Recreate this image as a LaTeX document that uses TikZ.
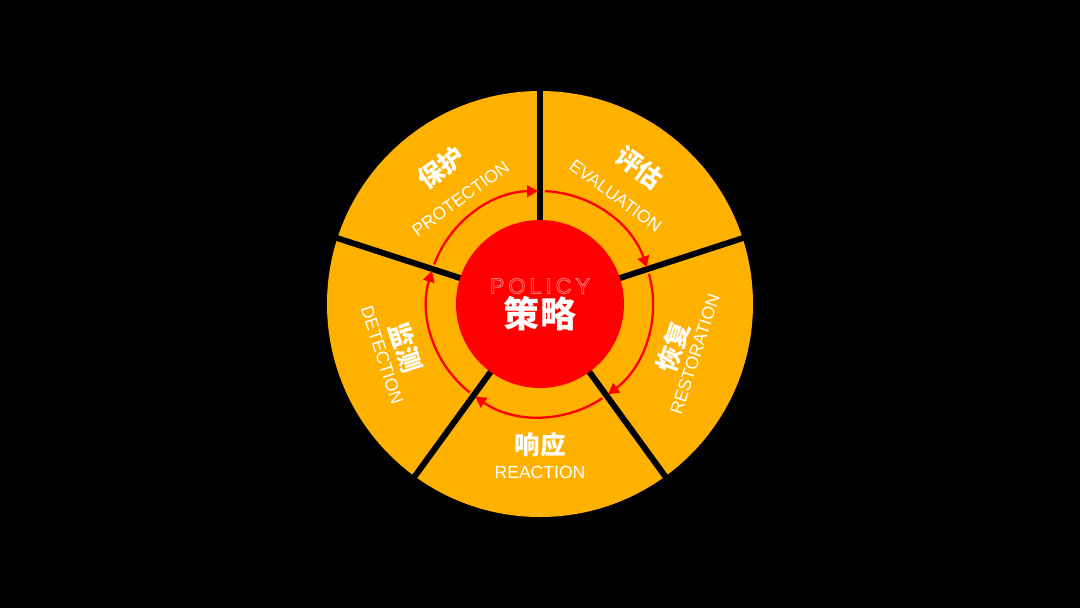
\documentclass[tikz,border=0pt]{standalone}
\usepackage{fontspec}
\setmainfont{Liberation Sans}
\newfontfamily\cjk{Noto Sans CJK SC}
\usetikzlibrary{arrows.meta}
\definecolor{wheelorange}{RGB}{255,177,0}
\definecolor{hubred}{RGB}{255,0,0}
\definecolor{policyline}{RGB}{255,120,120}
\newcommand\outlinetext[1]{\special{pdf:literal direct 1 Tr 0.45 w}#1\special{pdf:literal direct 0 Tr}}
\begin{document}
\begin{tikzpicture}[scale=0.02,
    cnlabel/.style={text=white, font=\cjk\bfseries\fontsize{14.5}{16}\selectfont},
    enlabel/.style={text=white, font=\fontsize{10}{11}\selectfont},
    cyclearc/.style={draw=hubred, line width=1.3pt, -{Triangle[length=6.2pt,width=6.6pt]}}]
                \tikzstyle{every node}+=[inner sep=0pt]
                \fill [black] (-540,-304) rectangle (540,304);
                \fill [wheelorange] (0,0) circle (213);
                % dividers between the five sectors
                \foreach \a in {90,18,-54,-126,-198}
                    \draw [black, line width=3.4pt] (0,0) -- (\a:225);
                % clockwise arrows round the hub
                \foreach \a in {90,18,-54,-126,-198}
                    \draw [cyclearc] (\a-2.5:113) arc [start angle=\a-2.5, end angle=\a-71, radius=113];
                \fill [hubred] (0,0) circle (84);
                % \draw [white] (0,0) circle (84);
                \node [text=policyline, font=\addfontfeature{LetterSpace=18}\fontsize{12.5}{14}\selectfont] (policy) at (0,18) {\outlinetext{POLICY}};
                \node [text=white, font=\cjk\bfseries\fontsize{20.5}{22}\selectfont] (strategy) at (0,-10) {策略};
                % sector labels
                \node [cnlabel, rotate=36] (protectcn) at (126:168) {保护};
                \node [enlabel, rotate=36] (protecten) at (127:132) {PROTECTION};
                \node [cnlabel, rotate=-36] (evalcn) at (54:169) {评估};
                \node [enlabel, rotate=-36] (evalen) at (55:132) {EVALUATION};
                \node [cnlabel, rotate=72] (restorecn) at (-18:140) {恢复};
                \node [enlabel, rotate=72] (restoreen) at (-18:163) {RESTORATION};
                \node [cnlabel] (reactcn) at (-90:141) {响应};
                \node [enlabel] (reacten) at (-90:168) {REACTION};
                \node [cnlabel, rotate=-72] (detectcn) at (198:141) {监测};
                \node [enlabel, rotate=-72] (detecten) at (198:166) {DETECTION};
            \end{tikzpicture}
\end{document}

▶ _Your instructions_: Copy the material exactly. Do not include the pictures.

▶ _Answer below_:
Recreate this image as a LaTeX document that uses TikZ.
\documentclass[tikz,border=0pt]{standalone}
\usepackage{fontspec}
\setmainfont{Liberation Sans}
\newfontfamily\cjk{Noto Sans CJK SC}
\usetikzlibrary{arrows.meta}
\definecolor{wheelorange}{RGB}{255,177,0}
\definecolor{hubred}{RGB}{255,0,0}
\definecolor{policyline}{RGB}{255,120,120}
\newcommand\outlinetext[1]{\special{pdf:literal direct 1 Tr 0.45 w}#1\special{pdf:literal direct 0 Tr}}
\begin{document}
\begin{tikzpicture}[scale=0.02,
    cnlabel/.style={text=white, font=\cjk\bfseries\fontsize{14.5}{16}\selectfont},
    enlabel/.style={text=white, font=\fontsize{10}{11}\selectfont},
    cyclearc/.style={draw=hubred, line width=1.3pt, -{Triangle[length=6.2pt,width=6.6pt]}}]
                \tikzstyle{every node}+=[inner sep=0pt]
                \fill [black] (-540,-304) rectangle (540,304);
                \fill [wheelorange] (0,0) circle (213);
                % dividers between the five sectors
                \foreach \a in {90,18,-54,-126,-198}
                    \draw [black, line width=3.4pt] (0,0) -- (\a:225);
                % clockwise arrows round the hub
                \foreach \a in {90,18,-54,-126,-198}
                    \draw [cyclearc] (\a-2.5:113) arc [start angle=\a-2.5, end angle=\a-71, radius=113];
                \fill [hubred] (0,0) circle (84);
                % \draw [white] (0,0) circle (84);
                \node [text=policyline, font=\addfontfeature{LetterSpace=18}\fontsize{12.5}{14}\selectfont] (policy) at (0,18) {\outlinetext{POLICY}};
                \node [text=white, font=\cjk\bfseries\fontsize{20.5}{22}\selectfont] (strategy) at (0,-10) {策略};
                % sector labels
                \node [cnlabel, rotate=36] (protectcn) at (126:168) {保护};
                \node [enlabel, rotate=36] (protecten) at (127:132) {PROTECTION};
                \node [cnlabel, rotate=-36] (evalcn) at (54:169) {评估};
                \node [enlabel, rotate=-36] (evalen) at (55:132) {EVALUATION};
                \node [cnlabel, rotate=72] (restorecn) at (-18:140) {恢复};
                \node [enlabel, rotate=72] (restoreen) at (-18:163) {RESTORATION};
                \node [cnlabel] (reactcn) at (-90:141) {响应};
                \node [enlabel] (reacten) at (-90:168) {REACTION};
                \node [cnlabel, rotate=-72] (detectcn) at (198:141) {监测};
                \node [enlabel, rotate=-72] (detecten) at (198:166) {DETECTION};
            \end{tikzpicture}
\end{document}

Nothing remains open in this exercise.